### Required task:
Copy out each line that has "matplotlib" in it.

### Data shown:
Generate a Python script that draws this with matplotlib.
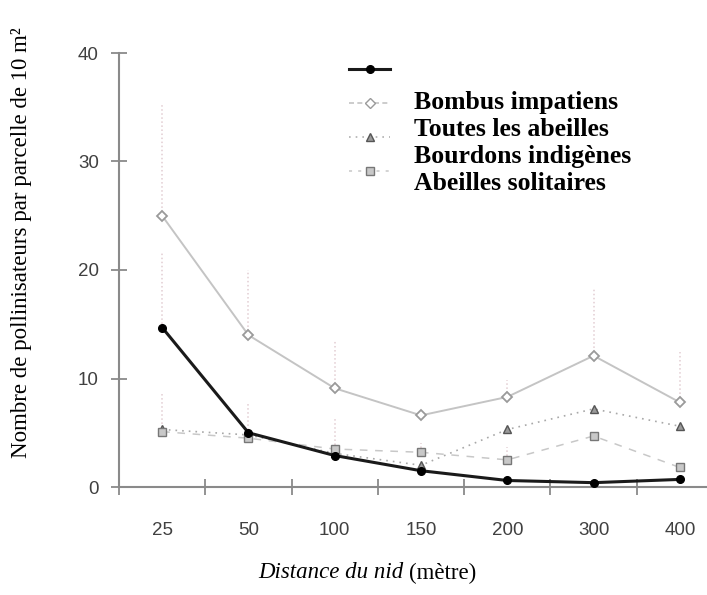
import numpy as np
import matplotlib
matplotlib.use("Agg")
import matplotlib.pyplot as plt
from matplotlib.lines import Line2D

# data
distances = ["25", "50", "100", "150", "200", "300", "400"]
bombus = [14.7, 5.0, 2.9, 1.5, 0.6, 0.4, 0.7]
toutes = [25.0, 14.0, 9.1, 6.6, 8.3, 12.1, 7.8]
bourdons = [5.3, 4.8, 3.1, 2.0, 5.3, 7.2, 5.6]
solitaires = [5.1, 4.5, 3.5, 3.2, 2.5, 4.7, 1.8]

# upper ends of the (dotted) error bars
toutes_top = [35.4, 20.0, 13.5, 6.6, 9.9, 18.3, 12.4]
bombus_top = [21.6, 5.0, 2.9, 1.5, 0.6, 0.4, 0.7]
solitaires_top = [8.6, 7.7, 6.4, 4.1, 3.7, 4.7, 1.8]

labels = ["Bombus impatiens", "Toutes les abeilles",
          "Bourdons indigènes", "Abeilles solitaires"]

W, H = 707, 595
fig = plt.figure(figsize=(W / 100, H / 100), dpi=100)
ax = fig.add_axes([119 / W, 108 / H, (723 - 119) / W, 434 / H])

x = np.arange(len(distances))
errc = "#e2cdd2"

# error bars (upper only)
ax.vlines(x, toutes, toutes_top, colors=errc, linestyles=":", lw=1.1, zorder=1)
ax.vlines(x, bombus, bombus_top, colors=errc, linestyles=":", lw=1.1, zorder=1)
ax.vlines(x, solitaires, solitaires_top, colors=errc, linestyles=":", lw=1.1, zorder=1)

styles = [
    dict(color="#1a1a1a", lw=2.2, ls="-", marker="o", ms=5.5, mfc="black", mec="black"),
    dict(color="#c4c4c4", lw=1.4, ls="-", marker="D", ms=5, mfc="white", mec="#9a9a9a", mew=1.3),
    dict(color="#a8a8a8", lw=1.2, ls=(0, (1, 3)), marker="^", ms=6, mfc="#9a9a9a", mec="#555555"),
    dict(color="#c8c8c8", lw=1.1, ls=(0, (5, 5)), marker="s", ms=5.5, mfc="#c8c8c8", mec="#777777"),
]
series = [bombus, toutes, bourdons, solitaires]
zs = [5, 4, 3, 3]
for s, st, z in zip(series, styles, zs):
    ax.plot(x, s, zorder=z, clip_on=False, **st)

# axes
ax.set_xlim(-0.5, 6.5)
ax.set_ylim(0, 40)
for sp in ["top", "right"]:
    ax.spines[sp].set_visible(False)
for sp in ["left", "bottom"]:
    ax.spines[sp].set_color("#8a8a8a")
    ax.spines[sp].set_linewidth(1.5)

ax.set_yticks([0, 10, 20, 30, 40])
ax.set_xticks(x)
ax.set_xticklabels(distances)
ax.set_xticks(np.arange(-0.5, 7.0, 1.0), minor=True)
ax.tick_params(axis="y", direction="inout", length=11, width=1.3, color="#8a8a8a",
               pad=9, labelsize=13.5, labelcolor="#404040")
ax.tick_params(axis="x", which="major", length=0, pad=25, labelsize=13.5, labelcolor="#404040")
ax.tick_params(axis="x", which="minor", direction="inout", length=12, width=1.3, color="#8a8a8a")
for lab in ax.get_xticklabels() + ax.get_yticklabels():
    lab.set_family("Liberation Sans")

# axis titles
fig.text(22 / W, 1 - 243 / H, "Nombre de pollinisateurs par parcelle de 10 m²",
         rotation=90, ha="center", va="center", family="Liberation Serif", fontsize=16.5)
fig.text(404 / W, 1 - 573 / H, "Distance du nid", style="italic", ha="right", va="center",
         family="Liberation Serif", fontsize=16.5)
fig.text(409 / W, 1 - 573 / H, "(mètre)", ha="left", va="center",
         family="Liberation Serif", fontsize=16.5)

# legend: handles and texts are not aligned in the original
leg_styles = [
    dict(color="#1a1a1a", lw=2.2, ls="-", marker="o", ms=5.5, mfc="black", mec="black"),
    dict(color="#c4c4c4", lw=1.2, ls=(0, (3, 2)), marker="D", ms=5, mfc="white", mec="#9a9a9a", mew=1.3),
    dict(color="#b0b0b0", lw=1.2, ls=(0, (1, 3)), marker="^", ms=5.5, mfc="#9a9a9a", mec="#555555"),
    dict(color="#c8c8c8", lw=1.1, ls=(0, (2, 4)), marker="s", ms=5.5, mfc="#c8c8c8", mec="#777777"),
]
hy0, hdy = 69, 34
ty0, tdy = 102, 27
for i, (lab, st) in enumerate(zip(labels, leg_styles)):
    yh = 1 - (hy0 + i * hdy) / H
    fig.add_artist(Line2D([349 / W, 390 / W], [yh, yh], transform=fig.transFigure,
                          color=st["color"], lw=st["lw"], ls=st["ls"]))
    fig.add_artist(Line2D([370 / W], [yh], transform=fig.transFigure, ls="none",
                          marker=st["marker"], ms=st["ms"], mfc=st["mfc"], mec=st["mec"]))
    fig.text(414 / W, 1 - (ty0 + i * tdy) / H, lab, ha="left", va="center",
             family="Liberation Serif", weight="bold", fontsize=18.5)

fig.savefig("out.png", dpi=100)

### Correct answer:
Generate a Python script that draws this with matplotlib.
import matplotlib
matplotlib.use("Agg")
import matplotlib.pyplot as plt
from matplotlib.lines import Line2D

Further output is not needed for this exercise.